## Exercise objective
Reproduce every line of the material below, but drop the pictures.

## Excerpted records

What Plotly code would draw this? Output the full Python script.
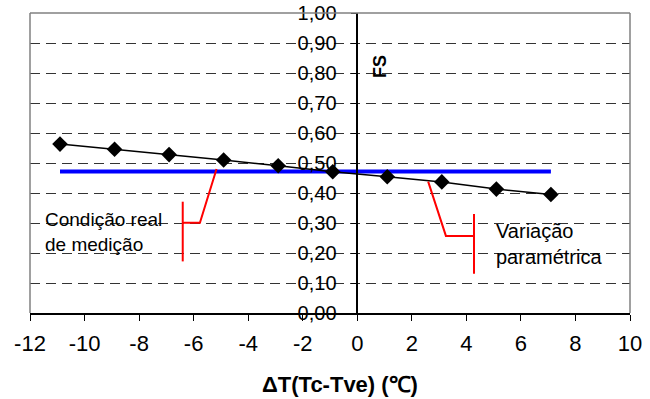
import plotly.graph_objects as go

# Temperature difference (°C) and safety factor values
delta_t = [-10.9, -8.9, -6.9, -4.9, -2.9, -0.9, 1.1, 3.1, 5.1, 7.1]
fs_values = [0.563, 0.546, 0.528, 0.510, 0.491, 0.471, 0.454, 0.437, 0.413, 0.395]

# Reference level measured at the real condition
real_fs = 0.472
real_span = [-10.9, 7.1]

x_tick_vals = [-12, -10, -8, -6, -4, -2, 0, 2, 4, 6, 8, 10]
x_tick_text = ["-12", "-10", "-8", "-6", "-4", "-2", "0", "2", "4", "6", "8", "10"]

FONT = "Liberation Sans, Arial, sans-serif"

fig = go.Figure()

fig.add_trace(go.Scatter(
    x=real_span, y=[real_fs, real_fs], mode="lines",
    line=dict(color="#0000FF", width=4), showlegend=False, hoverinfo="skip",
))
fig.add_trace(go.Scatter(
    x=delta_t, y=fs_values, mode="lines+markers",
    line=dict(color="black", width=1.5),
    marker=dict(symbol="diamond", size=12, color="black"),
    showlegend=False,
))

# Red callout brackets
left_callout = dict(x=[-5.16, -5.77, -6.40], y=[0.48, 0.301, 0.301])
left_bar = dict(x=[-6.40, -6.40], y=[0.371, 0.172])
right_callout = dict(x=[2.60, 3.25, 4.28], y=[0.438, 0.257, 0.257])
right_bar = dict(x=[4.28, 4.28], y=[0.330, 0.131])
for seg in (left_callout, left_bar, right_callout, right_bar):
    fig.add_trace(go.Scatter(
        x=seg["x"], y=seg["y"], mode="lines",
        line=dict(color="#FF0000", width=2), showlegend=False, hoverinfo="skip",
    ))

# Plot frame (top, left, right) in grey
frame = dict(color="#808080", width=1.5)
fig.add_shape(type="line", xref="paper", yref="paper", x0=0, x1=1, y0=1, y1=1, line=frame)
fig.add_shape(type="line", xref="paper", yref="paper", x0=0, x1=0, y0=0, y1=1, line=frame)
fig.add_shape(type="line", xref="paper", yref="paper", x0=1, x1=1, y0=0, y1=1, line=frame)

fig.add_annotation(
    x=-11.51, y=0.271, xref="x", yref="y", text="Condição real<br>de medição",
    showarrow=False, xanchor="left", yanchor="middle", align="left",
    font=dict(family=FONT, size=19, color="black"),
)
fig.add_annotation(
    x=5.01, y=0.23, xref="x", yref="y", text="Variação<br>paramétrica",
    showarrow=False, xanchor="left", yanchor="middle", align="left",
    font=dict(family=FONT, size=20, color="black"),
)
fig.add_annotation(
    x=0.83, y=0.823, xref="x", yref="y", text="<b>FS</b>", textangle=-90,
    showarrow=False, xanchor="center", yanchor="middle",
    font=dict(family=FONT, size=18, color="black"),
)
fig.add_annotation(
    x=0.517, y=-0.239, xref="paper", yref="paper", text="<b>ΔT(Tc-Tve) (℃)</b>",
    showarrow=False, xanchor="center", yanchor="middle",
    font=dict(family=FONT, size=22, color="black"),
)

fig.update_layout(
    width=650, height=399,
    margin=dict(l=30, r=20, t=13, b=86),
    paper_bgcolor="white", plot_bgcolor="white",
    separators=",.",
    font=dict(family=FONT, size=19, color="black"),
    xaxis=dict(
        range=[-12, 10], tickvals=x_tick_vals, ticktext=x_tick_text,
        showgrid=False, zeroline=False, automargin=False,
        showline=True, linecolor="black", linewidth=1.5,
        ticks="outside", ticklen=6, tickcolor="black",
        ticklabelstandoff=4,
        tickfont=dict(size=22),
    ),
    yaxis=dict(
        range=[0, 1], dtick=0.1, tickformat=".2f",
        anchor="free", position=12 / 22, automargin=False,
        showgrid=True, gridcolor="#333333", gridwidth=1, griddash="10px,6px",
        zeroline=False,
        showline=True, linecolor="black", linewidth=1.5,
        ticks="outside", ticklen=6, tickcolor="black",
        ticklabelstandoff=10,
        tickfont=dict(size=20),
    ),
)

fig.write_html("out.html")
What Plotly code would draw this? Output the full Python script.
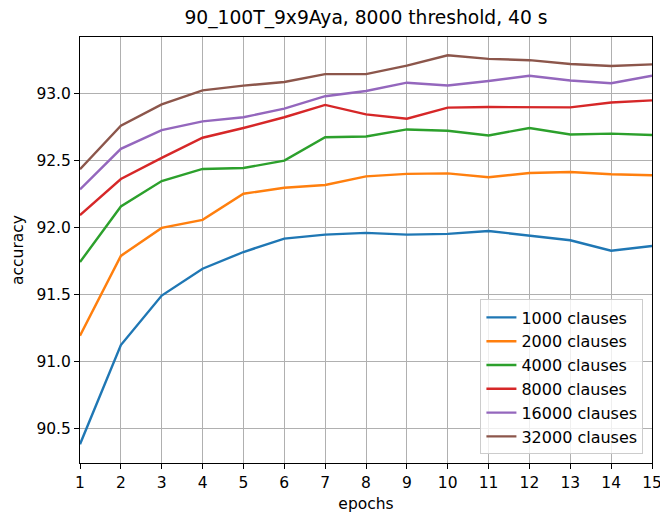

## Output for this task
What Plotly code would draw this? Output the full Python script.
import plotly.graph_objects as go

# Temperature difference (°C) and safety factor values
delta_t = [-10.9, -8.9, -6.9, -4.9, -2.9, -0.9, 1.1, 3.1, 5.1, 7.1]
fs_values = [0.563, 0.546, 0.528, 0.510, 0.491, 0.471, 0.454, 0.437, 0.413, 0.395]

# Reference level measured at the real condition
real_fs = 0.472
real_span = [-10.9, 7.1]

x_tick_vals = [-12, -10, -8, -6, -4, -2, 0, 2, 4, 6, 8, 10]
x_tick_text = ["-12", "-10", "-8", "-6", "-4", "-2", "0", "2", "4", "6", "8", "10"]

FONT = "Liberation Sans, Arial, sans-serif"

fig = go.Figure()

fig.add_trace(go.Scatter(
    x=real_span, y=[real_fs, real_fs], mode="lines",
    line=dict(color="#0000FF", width=4), showlegend=False, hoverinfo="skip",
))
fig.add_trace(go.Scatter(
    x=delta_t, y=fs_values, mode="lines+markers",
    line=dict(color="black", width=1.5),
    marker=dict(symbol="diamond", size=12, color="black"),
    showlegend=False,
))

# Red callout brackets
left_callout = dict(x=[-5.16, -5.77, -6.40], y=[0.48, 0.301, 0.301])
left_bar = dict(x=[-6.40, -6.40], y=[0.371, 0.172])
right_callout = dict(x=[2.60, 3.25, 4.28], y=[0.438, 0.257, 0.257])
right_bar = dict(x=[4.28, 4.28], y=[0.330, 0.131])
for seg in (left_callout, left_bar, right_callout, right_bar):
    fig.add_trace(go.Scatter(
        x=seg["x"], y=seg["y"], mode="lines",
        line=dict(color="#FF0000", width=2), showlegend=False, hoverinfo="skip",
    ))

# Plot frame (top, left, right) in grey
frame = dict(color="#808080", width=1.5)
fig.add_shape(type="line", xref="paper", yref="paper", x0=0, x1=1, y0=1, y1=1, line=frame)
fig.add_shape(type="line", xref="paper", yref="paper", x0=0, x1=0, y0=0, y1=1, line=frame)
fig.add_shape(type="line", xref="paper", yref="paper", x0=1, x1=1, y0=0, y1=1, line=frame)

fig.add_annotation(
    x=-11.51, y=0.271, xref="x", yref="y", text="Condição real<br>de medição",
    showarrow=False, xanchor="left", yanchor="middle", align="left",
    font=dict(family=FONT, size=19, color="black"),
)
fig.add_annotation(
    x=5.01, y=0.23, xref="x", yref="y", text="Variação<br>paramétrica",
    showarrow=False, xanchor="left", yanchor="middle", align="left",
    font=dict(family=FONT, size=20, color="black"),
)
fig.add_annotation(
    x=0.83, y=0.823, xref="x", yref="y", text="<b>FS</b>", textangle=-90,
    showarrow=False, xanchor="center", yanchor="middle",
    font=dict(family=FONT, size=18, color="black"),
)
fig.add_annotation(
    x=0.517, y=-0.239, xref="paper", yref="paper", text="<b>ΔT(Tc-Tve) (℃)</b>",
    showarrow=False, xanchor="center", yanchor="middle",
    font=dict(family=FONT, size=22, color="black"),
)

fig.update_layout(
    width=650, height=399,
    margin=dict(l=30, r=20, t=13, b=86),
    paper_bgcolor="white", plot_bgcolor="white",
    separators=",.",
    font=dict(family=FONT, size=19, color="black"),
    xaxis=dict(
        range=[-12, 10], tickvals=x_tick_vals, ticktext=x_tick_text,
        showgrid=False, zeroline=False, automargin=False,
        showline=True, linecolor="black", linewidth=1.5,
        ticks="outside", ticklen=6, tickcolor="black",
        ticklabelstandoff=4,
        tickfont=dict(size=22),
    ),
    yaxis=dict(
        range=[0, 1], dtick=0.1, tickformat=".2f",
        anchor="free", position=12 / 22, automargin=False,
        showgrid=True, gridcolor="#333333", gridwidth=1, griddash="10px,6px",
        zeroline=False,
        showline=True, linecolor="black", linewidth=1.5,
        ticks="outside", ticklen=6, tickcolor="black",
        ticklabelstandoff=10,
        tickfont=dict(size=20),
    ),
)

fig.write_html("out.html")
What Plotly code would draw this? Output the full Python script.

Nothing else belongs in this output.